Filistinlilerin düşmanla yakın mesafeden çarpıştığı yere Çanakkale muharebeleri sırasında "Kanlısırt" adı verildiğini anlatan Borlat, "19 Mayıs taarruzu esnasında şu anda bulunduğumuz muharebe hattında 6 saat içinde 2 milyon piyade mermisi harcanıyor. Bu olay esnasında 10 bine yakın zayiat veriyoruz. Bu olaydan sonra şu anda bulunduğumuz hatlara Kanlısırt ismi veriliyor. 19 Mayıs taarruzu ile isimlendirilen Kanlısırt bölgesinde daha çok 47. Alay askerlerinin muharebe ettiğini söyleyebiliriz." diye konuştu.
Doç. Dr. Barış Borlat, şu bilgileri verdi:
"Özellikle şu an bulunduğumuz hatlar, 6 Ağustos muharebesi sırasında 47 Alay Komutanı Ahmet Tevfik Bey ile 15. Alay Komutanı İbrahim Şükrü Bey'dir. İki alay komutanının şehit olduğu bir muharebe hattının tam ön hatları içindeyiz. Şu an Çanakkale muharebesi esnasında Osmanlı askeri ile yan yana muharebe eden Filistinli askerlerimizin muharebe ettiği sahadayız, mevzilerin bulunduğu yerin içindeyiz. Sadece bu bölge içinde Arıburnu'nda 47, 57, 72 ve 77. Alaylar'da Filistin-Kudüs bölgesinden askerlerimiz de görev almışlardı. Arıburnu bölgesi hattı içinde 50'den fazla şehit verdiklerini söyleyebiliriz. Bulunduğumuz yerin arkasında bulunan Kesikdere, Çataldere ve Mutfakdere içindeki şehitliklerimizde yatıyorlar."
"Ölümün muhakkak olduğu bir muharebe hattı içinde yer aldılar"
Birlikler içine dağıldıkları için Filistinlilerin sayısının bine yaklaştığını anlatan Borlat, sözlerine şöyle devam etti:
"Seferberlik esnasındaki asker kayıt defterlerinde sayı çok daha yüksek. Şu anda Filistin-Kudüs diye kastettiğimiz yerin, 1915-1916'daki taksimatında Filistin bölgesi ve çevresindeki yerleşim alanları da katıldığında Çanakkale bölgesindeki şehit sayısının 50'den fazla olduğunu söylemekte fayda var.
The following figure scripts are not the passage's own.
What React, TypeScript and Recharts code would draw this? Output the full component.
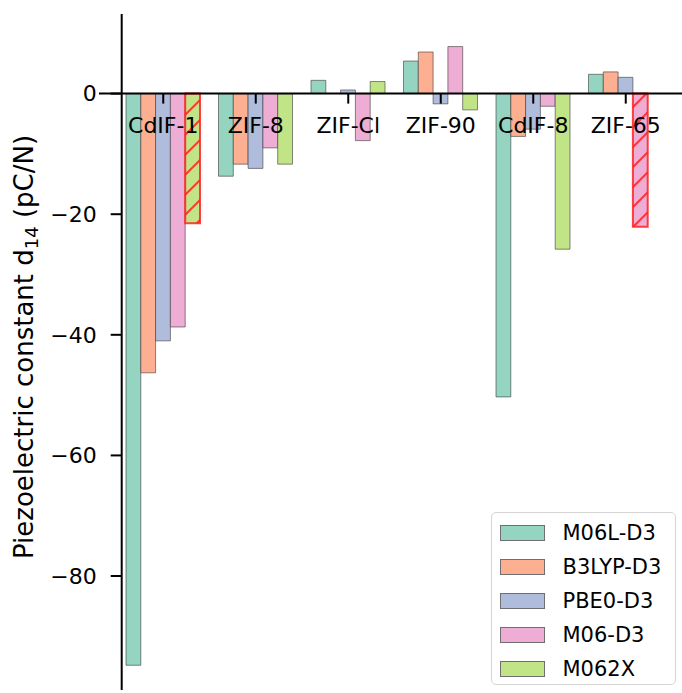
import React from 'react';
import { BarChart, Bar, XAxis, YAxis, ReferenceLine, ReferenceDot, Legend, Cell } from 'recharts';

const categories = ['CdIF-1', 'ZIF-8', 'ZIF-Cl', 'ZIF-90', 'CdIF-8', 'ZIF-65'];
const seriesNames = ['M06L-D3', 'B3LYP-D3', 'PBE0-D3', 'M06-D3', 'M062X'];
const m06l = [-94.8, -13.7, 2.2, 5.4, -50.3, 3.2];
const b3lyp = [-46.3, -11.7, 0, 6.9, -7.1, 3.6];
const pbe0 = [-41.0, -12.4, 0.6, -1.7, -5.9, 2.7];
const m06 = [-38.7, -9.0, -7.8, 7.8, -2.1, -22.1];
const m062x = [-21.5, -11.7, 2.0, -2.7, -25.8, null];
const yTicks = [0, -20, -40, -60, -80];
const highlighted = [
  { series: 'M062X', category: 'CdIF-1' },
  { series: 'M06-D3', category: 'ZIF-65' },
];

const seriesValues = [m06l, b3lyp, pbe0, m06, m062x];
const colors = ['#94d4c0', '#fdaf91', '#afbcdb', '#eeadd5', '#c1e487'];

const data = categories.map((c, i) => {
  const row: any = { category: c };
  seriesNames.forEach((s, k) => {
    row[s] = seriesValues[k][i];
  });
  return row;
});

const FONT = 'DejaVu Sans';

const XTick = (props: any) => {
  const { cx, cy, label } = props;
  return (
    <g>
      <line x1={cx} y1={cy} x2={cx} y2={cy + 10} stroke="#000" strokeWidth={2} />
      <text x={cx} y={cy + 39.5} textAnchor="middle" fontSize={22} fontFamily={FONT} fill="#000">
        {label}
      </text>
    </g>
  );
};

const YLabel = () => (
  <text
    transform="translate(33,347) rotate(-90)"
    textAnchor="middle"
    fontSize={26}
    fontFamily={FONT}
    fill="#000"
  >
    Piezoelectric constant d
    <tspan dy={5} fontSize={18}>14</tspan>
    <tspan dy={-5}> (pC/N)</tspan>
  </text>
);

const LegendBox = (props: any) => {
  const { payload } = props;
  const items = [...(payload || [])].sort(
    (a: any, b: any) => seriesNames.indexOf(a.value) - seriesNames.indexOf(b.value)
  );
  return (
    <div
      style={{
        boxSizing: 'border-box',
        width: 185,
        height: 173,
        border: '1.5px solid #d5d5d5',
        borderRadius: 5,
        background: 'rgba(255,255,255,0.8)',
        padding: '3px 0 0 7.5px',
        fontFamily: FONT,
        fontSize: 21,
        color: '#000',
      }}
    >
      {items.map((p: any) => (
        <div key={p.value} style={{ display: 'flex', alignItems: 'center', height: 34 }}>
          <span
            style={{
              display: 'inline-block',
              width: 45,
              height: 16,
              boxSizing: 'border-box',
              background: colors[seriesNames.indexOf(p.value)],
              border: '1px solid #6f6f6f',
            }}
          />
          <span style={{ marginLeft: 18, lineHeight: '21px' }}>{p.value}</span>
        </div>
      ))}
    </div>
  );
};

export default function App() {
  return (
    <div style={{ position: 'absolute', left: 0, top: 0, width: 682, height: 693, background: '#fff' }}>
      <BarChart
        width={682}
        height={693}
        data={data}
        margin={{ top: 14, right: 10, bottom: 3, left: 0 }}
        barCategoryGap="10%"
        barGap={0}
        barSize={14.8}
        style={{ fontFamily: FONT }}
      >
        <defs>
          {highlighted.map((h) => {
            const k = seriesNames.indexOf(h.series);
            return (
              <pattern
                key={h.series}
                id={`hatch-${k}`}
                patternUnits="userSpaceOnUse"
                width={20}
                height={20}
              >
                <rect x={0} y={0} width={20} height={20} fill={colors[k]} />
                <path
                  d="M0,20 L20,0 M-5,5 L5,-5 M15,25 L25,15"
                  stroke="#ff2020"
                  strokeOpacity={0.85}
                  strokeWidth={2}
                />
              </pattern>
            );
          })}
        </defs>
        <XAxis dataKey="category" hide padding={{ left: -4.7, right: 0 }} />
        <YAxis
          type="number"
          domain={[-98.9, 13.2]}
          ticks={yTicks}
          interval={0}
          width={121.7}
          axisLine={{ stroke: '#000', strokeWidth: 2 }}
          tickLine={{ stroke: '#000', strokeWidth: 2 }}
          tickSize={11}
          tickMargin={14}
          tick={{ fill: '#000', fontSize: 22, fontFamily: FONT }}
          tickFormatter={(v: number) => String(v).replace('-', '\u2212')}
          label={<YLabel />}
        />
        {seriesNames.map((s, k) => (
          <Bar
            key={s}
            dataKey={s}
            name={s}
            fill={colors[k]}
            stroke="#3a3a3a"
            strokeOpacity={0.6}
            strokeWidth={1}
            isAnimationActive={false}
          >
            {categories.map((c) => {
              const hl = highlighted.some((h) => h.series === s && h.category === c);
              return hl ? (
                <Cell key={c} fill={`url(#hatch-${k})`} stroke="#ff2020" strokeOpacity={0.85} strokeWidth={2} />
              ) : (
                <Cell key={c} fill={colors[k]} />
              );
            })}
          </Bar>
        ))}
        <ReferenceLine
          y={0}
          shape={(p: any) => (
            <line x1={99} y1={p.y1} x2={682} y2={p.y2} stroke="#000" strokeWidth={2} />
          )}
        />
        {categories.map((c) => (
          <ReferenceDot key={c} x={c} y={0} r={0} shape={(p: any) => <XTick {...p} label={c} />} />
        ))}
        <Legend
          layout="vertical"
          align="center"
          verticalAlign="middle"
          content={<LegendBox />}
          wrapperStyle={{ left: 491, top: 512, width: 185, height: 173, right: 'auto', bottom: 'auto' }}
        />
      </BarChart>
    </div>
  );
}
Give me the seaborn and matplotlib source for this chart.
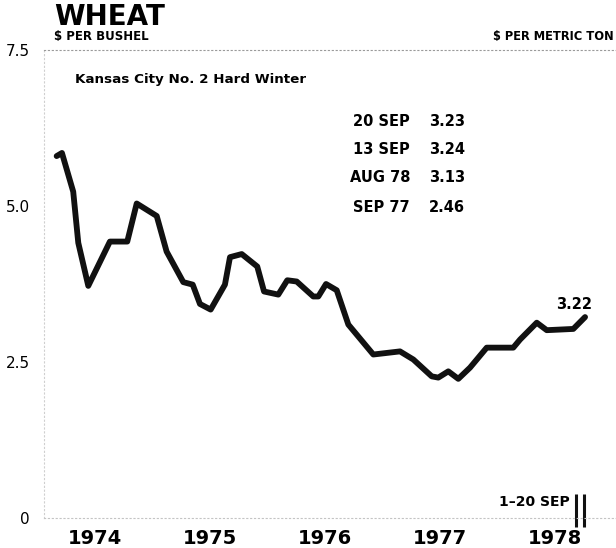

Milli Savunma Bakanlığının 'Şehitlerimiz' listesinde kastedilen bölümde Kudüs diye aradığımızda çıkan sayı 50 ancak yerleşim yerleri, idari bölümlerin değişmesinden dolayı bu sayının çok daha fazla olduğunu söyleyebiliriz. Çanakkale bölgesindeki Filistinli askerlerin en fazla muharebe ettiği, en fazla şehit olduğu yer Arıburnu bölgesidir. Arıburnu bölgesinin özelliği şu; taraflar arasındaki mesafenin 4 metreye kadar düştüğü, Atatürk'ün tabiriyle ölümün muhakkak olduğu bir muharebe hattı içinde yer aldılar."
Filistinli şehitlerin isimleri, kendi bölgelerindeki unvanlarının kayıtlarda yer aldığını ifade eden Borlat, "Tek tek şunu söyleyebiliriz, hangi asker hangi tarihte nerede şehit oldu, cephe gerisinde nerede bulundular ve hangi şehitliğe gömüldüler bu bilgilere ulaşabiliriz ancak bireysel kahramanlık ya da bireysel olarak bir isimleşmenin tespiti çok zor görülüyor." dedi.